Barely a week passes without some unfortunate person losing their job due to a foolish Facebook post or terrible tweet. The most recent infamous example saw a teen lose a job she had not even commenced working at due to a poorly thought-out tweet. Her future employer-to-be saw the tweet and quickly used Twitter to publicly “un-hire” her. Other examples are easy to find – as a ten minute search on Google quickly demonstrates.

Employers have been using Facebook (and other social media) for years to pre-screen job applicants. This is well known and yet many job-hunters refuse to lock down their personal profiles or even refrain from using social media during a job search.
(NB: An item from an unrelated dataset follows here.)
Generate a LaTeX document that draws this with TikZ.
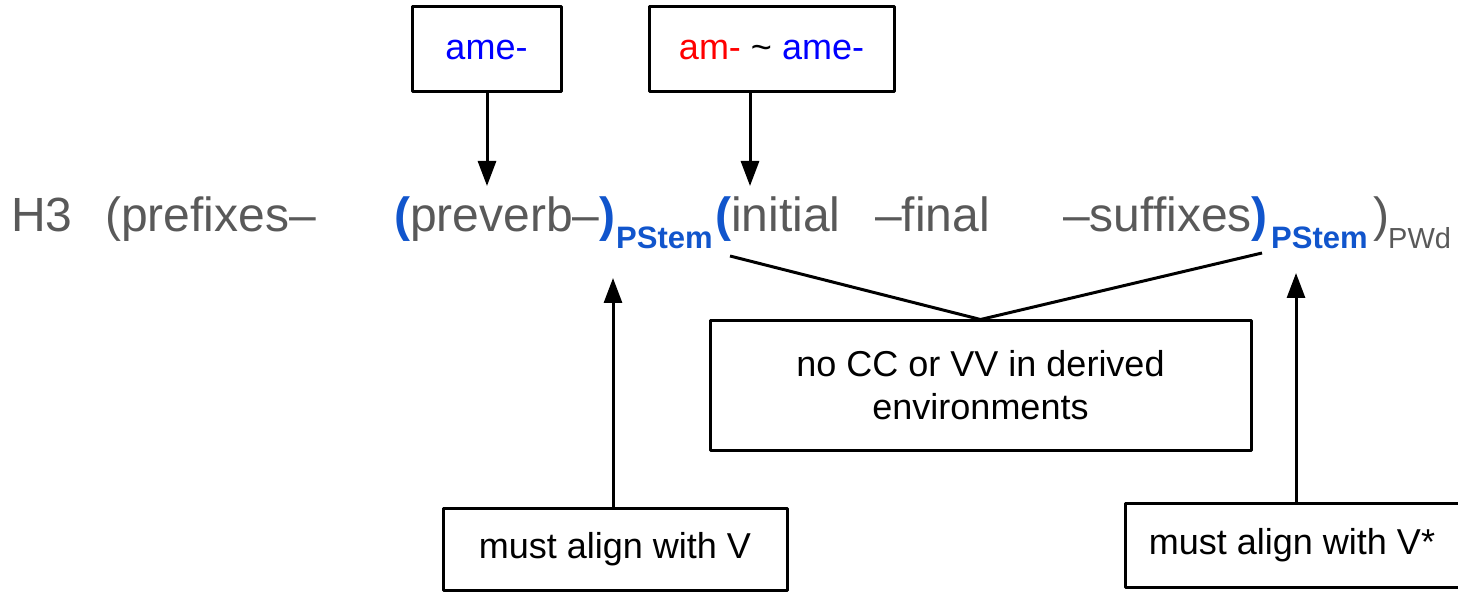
\documentclass[tikz,border=0pt]{standalone}
\usepackage{fontspec}
\setmainfont{Liberation Sans}
\usetikzlibrary{arrows.meta}
\definecolor{txtgray}{HTML}{595959}
\definecolor{stemblue}{HTML}{1155CC}
\definecolor{boxblue}{HTML}{0000FF}
\definecolor{boxred}{HTML}{FF0000}
\begin{document}
\begin{tikzpicture}[x=1pt,y=-1pt,
  box/.style={draw=black,line width=3pt,line join=round,inner sep=0pt,align=center,
    font=\fontsize{36}{43}\selectfont},
  word/.style={anchor=base west,inner sep=0pt,text=txtgray,font=\fontsize{48}{58}\selectfont},
  sub/.style={anchor=base west,inner sep=0pt,text=stemblue,font=\fontsize{31}{36}\selectfont\bfseries},
  arr/.style={line width=3pt,-{Triangle[length=25pt,width=18pt]}},
  conn/.style={line width=3pt}]
\useasboundingbox (0,0) rectangle (1458,593);

% top boxes
\node[box,minimum width=149pt,minimum height=85pt,text=boxblue] (b1) at (486.5,49.5) {ame-};
\node[box,minimum width=245pt,minimum height=85pt] (b2) at (771.5,49.5)
  {\textcolor{boxred}{am-} \textcolor{black}{\textasciitilde} \textcolor{boxblue}{ame-}};

% main line
\node[word] (h3) at (11,232) {H3};
\node[word] (pre) at (105,232) {(prefixes–};
\node[word] (pv) at (394,232) {\textcolor{stemblue}{\bfseries(}preverb–\textcolor{stemblue}{\bfseries)}};
\node[sub] (ps1) at (616,249) {PStem};
\node[word] (ini) at (715,232) {\textcolor{stemblue}{\bfseries(}initial};
\node[word] (fin) at (875,232) {–final};
\node[word] (suf) at (1063,232) {–suffixes\textcolor{stemblue}{\bfseries)}};
\node[sub] (ps2) at (1271,249) {PStem};
\node[word] (cl) at (1373,232) {)};
\node[word,font=\fontsize{29}{34}\selectfont] (pwd) at (1388,249) {PWd};

% lower boxes
\node[box,minimum width=541pt,minimum height=129pt] (mid) at (980.5,385.5)
  {no CC or VV in derived\\environments};
\node[box,minimum width=344pt,minimum height=82pt] (bV) at (615,549) {must align with V};
\node[box,minimum width=360pt,minimum height=84pt] (bVs) at (1305,545)
  {must align with V*\hspace{26pt}};

% connectors
\coordinate (t1) at (487,186);
\coordinate (t2) at (750,186);
\draw[arr] (b1.south -| t1) -- (t1);
\draw[arr] (b2.south -| t2) -- (t2);

\coordinate (l1) at (730,256);
\coordinate (l2) at (1262,253);
\draw[conn] (l1) -- (mid.north) -- (l2);

\coordinate (u1) at (613,278);
\coordinate (u2) at (1296,273);
\draw[arr] (bV.north -| u1) -- (u1);
\draw[arr] (bVs.north -| u2) -- (u2);
\end{tikzpicture}
\end{document}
Like many aspects of technology, social media is an extremely sharp double-edged sword that offers great potential benefits, but also hidden risks. In an earlier column we looked at how our computer can be a powerful job search tool, but also an incredible time-waster. However, there is no ignoring the computer in our job search – we have to master it – and social media is quickly becoming the same. Many employers use Facebook, Twitter, and LinkedIn to recruit workers and to ignore this reality is to tune out opportunities. Furthermore, social media use can demonstrate to a prospective employer that our tech skills are up to date, that we are open to learning new skills and are aware of the importance of cultivating a brand. Social media also allows you to connect with people in your field and broaden your network. A company’s Facebook page, blog or Twitter feed are all valuable resources for research.
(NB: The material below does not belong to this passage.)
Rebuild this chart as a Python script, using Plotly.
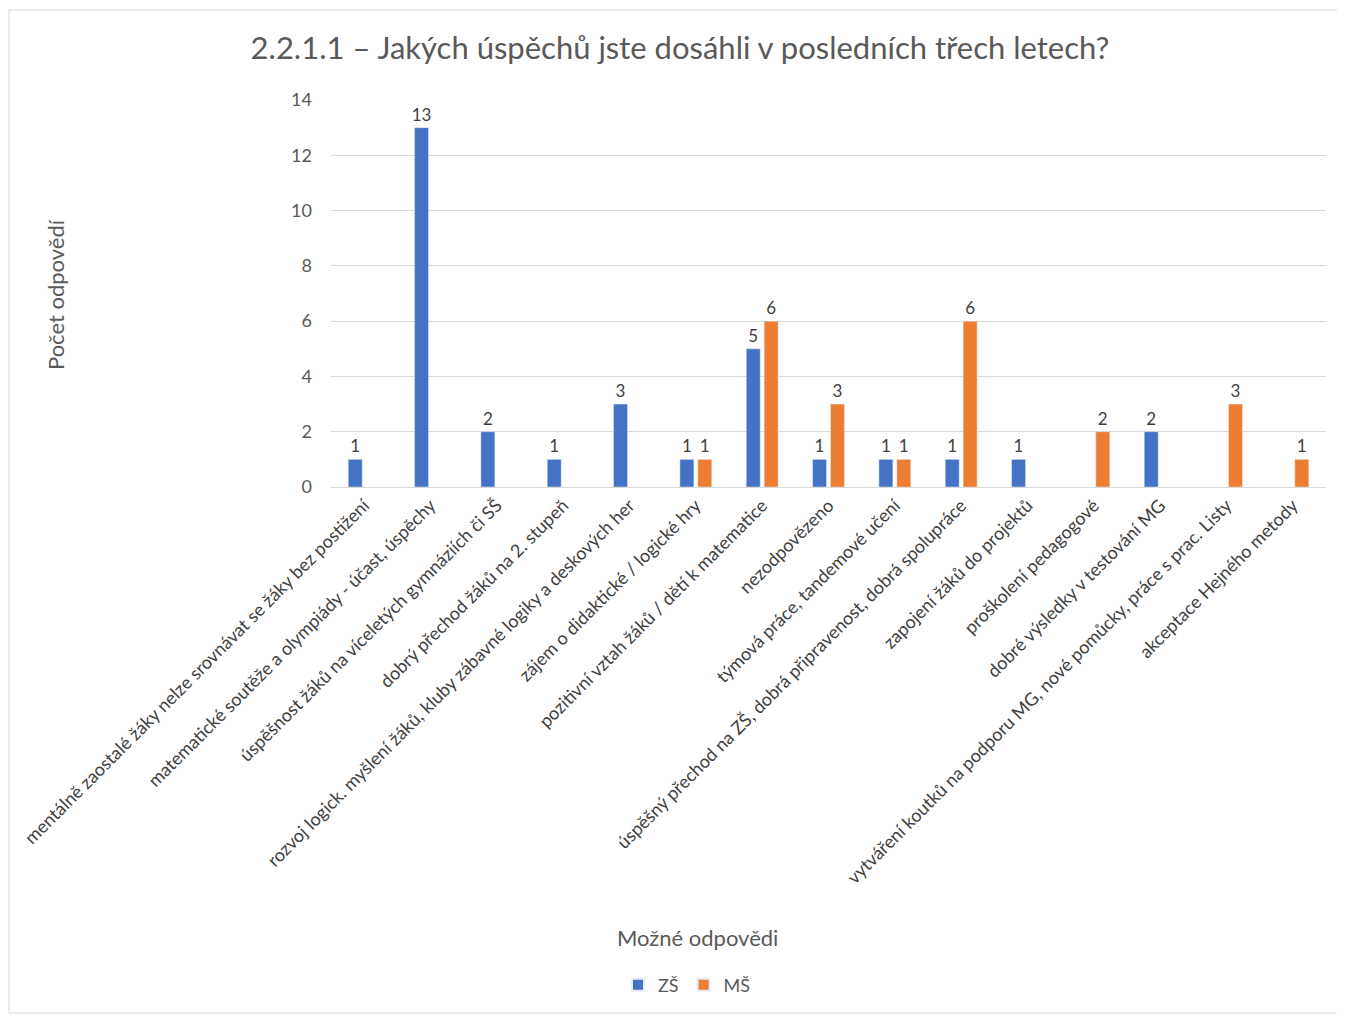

This is part of the reality that the modern-day job-hunter faces. In the past it was enough to have a good resume, a letter of reference and a solid network. For some people that may still work, but most of us will have to learn the intricacies of social media whether we want to or not. If you are not yet using social media consider learning one platform at a time and incorporating it into your efforts. Camosun College offers regular, free social media meet-ups. The public library has many books on the subject and the Web has plenty of tutorials, courses and free resources. The learning opportunities are numerous and inexpensive or free. If you are currently using Twitter, Facebook, Google +, LinkedIn etc. in your job search take a fresh look at your profiles from the perspective of an employer. Vow to eliminate any pictures or content that can be misinterpreted or that might place you in a bad light.

Social media is a big, new complicated world and we owe it to ourselves to map it out and mold it to our purposes.